• WORK INSTRUCTIONS: Retype only what runs from the beginning of the data through the line with "from bokeh.resources import INLINE"; please omit the pictures and keep every line exact.

• RECORDED DATA:
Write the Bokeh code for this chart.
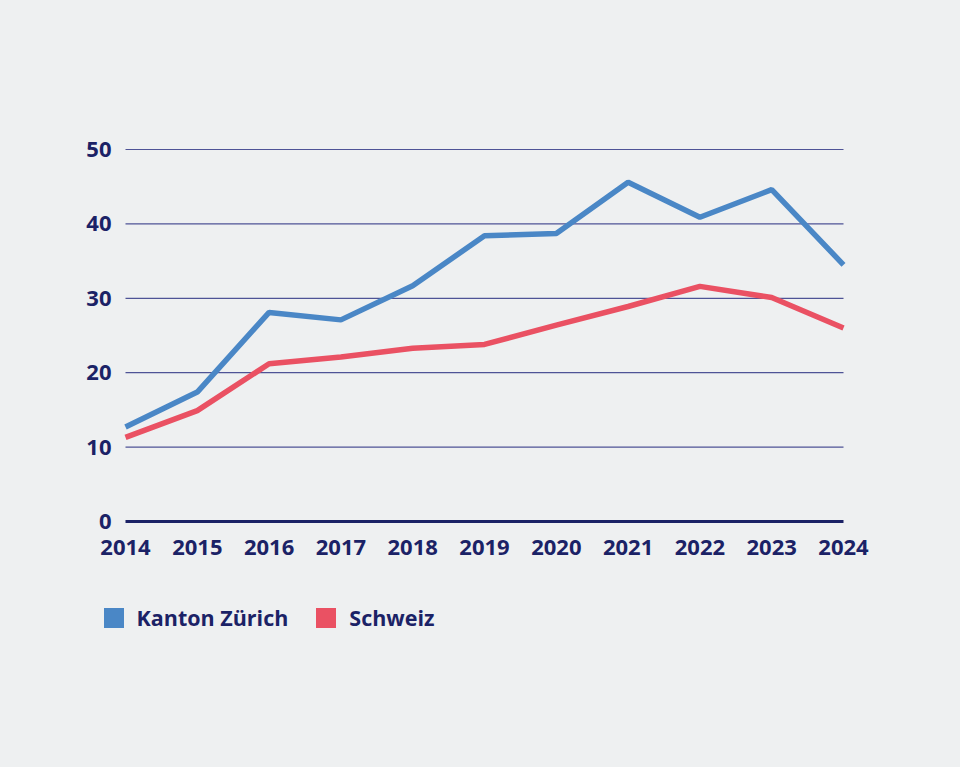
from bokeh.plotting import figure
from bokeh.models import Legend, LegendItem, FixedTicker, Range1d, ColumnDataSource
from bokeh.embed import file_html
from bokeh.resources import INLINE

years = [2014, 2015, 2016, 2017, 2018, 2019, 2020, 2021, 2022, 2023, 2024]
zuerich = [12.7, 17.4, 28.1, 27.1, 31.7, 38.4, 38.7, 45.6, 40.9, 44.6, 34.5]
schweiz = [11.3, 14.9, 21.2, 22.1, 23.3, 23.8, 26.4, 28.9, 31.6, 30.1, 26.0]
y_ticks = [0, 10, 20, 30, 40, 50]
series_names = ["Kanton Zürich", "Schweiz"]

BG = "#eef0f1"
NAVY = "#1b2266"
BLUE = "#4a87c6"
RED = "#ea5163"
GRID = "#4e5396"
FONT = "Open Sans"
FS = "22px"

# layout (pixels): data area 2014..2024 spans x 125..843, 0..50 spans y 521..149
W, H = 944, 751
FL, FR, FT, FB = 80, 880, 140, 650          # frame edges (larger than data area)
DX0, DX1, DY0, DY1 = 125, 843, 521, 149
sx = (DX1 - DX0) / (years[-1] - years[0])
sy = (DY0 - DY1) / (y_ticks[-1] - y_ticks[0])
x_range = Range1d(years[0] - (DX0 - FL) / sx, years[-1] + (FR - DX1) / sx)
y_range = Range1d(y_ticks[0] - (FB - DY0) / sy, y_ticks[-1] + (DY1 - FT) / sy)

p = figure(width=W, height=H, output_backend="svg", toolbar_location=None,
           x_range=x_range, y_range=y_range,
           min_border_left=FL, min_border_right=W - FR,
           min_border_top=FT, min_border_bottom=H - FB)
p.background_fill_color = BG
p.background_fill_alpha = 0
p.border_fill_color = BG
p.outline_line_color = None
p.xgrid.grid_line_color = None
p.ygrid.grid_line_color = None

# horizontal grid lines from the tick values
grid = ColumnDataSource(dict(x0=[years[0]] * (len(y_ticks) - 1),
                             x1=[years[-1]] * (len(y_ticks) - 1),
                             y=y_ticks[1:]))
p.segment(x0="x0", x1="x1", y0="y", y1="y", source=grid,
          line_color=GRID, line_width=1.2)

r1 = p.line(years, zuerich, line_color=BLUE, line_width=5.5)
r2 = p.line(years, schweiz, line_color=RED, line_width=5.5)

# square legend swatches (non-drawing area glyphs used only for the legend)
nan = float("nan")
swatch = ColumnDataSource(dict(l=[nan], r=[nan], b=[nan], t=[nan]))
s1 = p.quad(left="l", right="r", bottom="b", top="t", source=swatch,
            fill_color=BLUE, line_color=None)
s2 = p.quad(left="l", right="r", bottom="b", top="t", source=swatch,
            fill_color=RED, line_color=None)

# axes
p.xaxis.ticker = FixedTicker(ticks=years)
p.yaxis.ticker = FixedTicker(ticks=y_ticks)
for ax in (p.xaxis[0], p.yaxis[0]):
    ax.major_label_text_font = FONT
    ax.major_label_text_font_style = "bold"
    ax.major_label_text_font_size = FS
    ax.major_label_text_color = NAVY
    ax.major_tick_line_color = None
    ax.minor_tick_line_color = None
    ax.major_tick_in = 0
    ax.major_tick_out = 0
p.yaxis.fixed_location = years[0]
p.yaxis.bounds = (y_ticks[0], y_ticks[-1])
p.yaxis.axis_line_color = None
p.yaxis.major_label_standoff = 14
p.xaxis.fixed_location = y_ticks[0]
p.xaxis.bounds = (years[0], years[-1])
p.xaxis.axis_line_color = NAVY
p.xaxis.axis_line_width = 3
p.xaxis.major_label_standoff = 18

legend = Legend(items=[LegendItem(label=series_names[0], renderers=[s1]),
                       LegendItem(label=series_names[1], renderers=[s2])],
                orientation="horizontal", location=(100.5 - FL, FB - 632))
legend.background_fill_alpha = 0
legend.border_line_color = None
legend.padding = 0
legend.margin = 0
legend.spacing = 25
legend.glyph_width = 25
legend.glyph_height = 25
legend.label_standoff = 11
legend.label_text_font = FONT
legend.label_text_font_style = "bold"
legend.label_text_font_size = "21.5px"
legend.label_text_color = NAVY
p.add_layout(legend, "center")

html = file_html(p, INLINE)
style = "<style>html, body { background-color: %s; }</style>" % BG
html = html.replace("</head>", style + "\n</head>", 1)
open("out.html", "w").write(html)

• RESPONSE TO THE TASK:
Write the Bokeh code for this chart.
from bokeh.plotting import figure
from bokeh.models import Legend, LegendItem, FixedTicker, Range1d, ColumnDataSource
from bokeh.embed import file_html
from bokeh.resources import INLINE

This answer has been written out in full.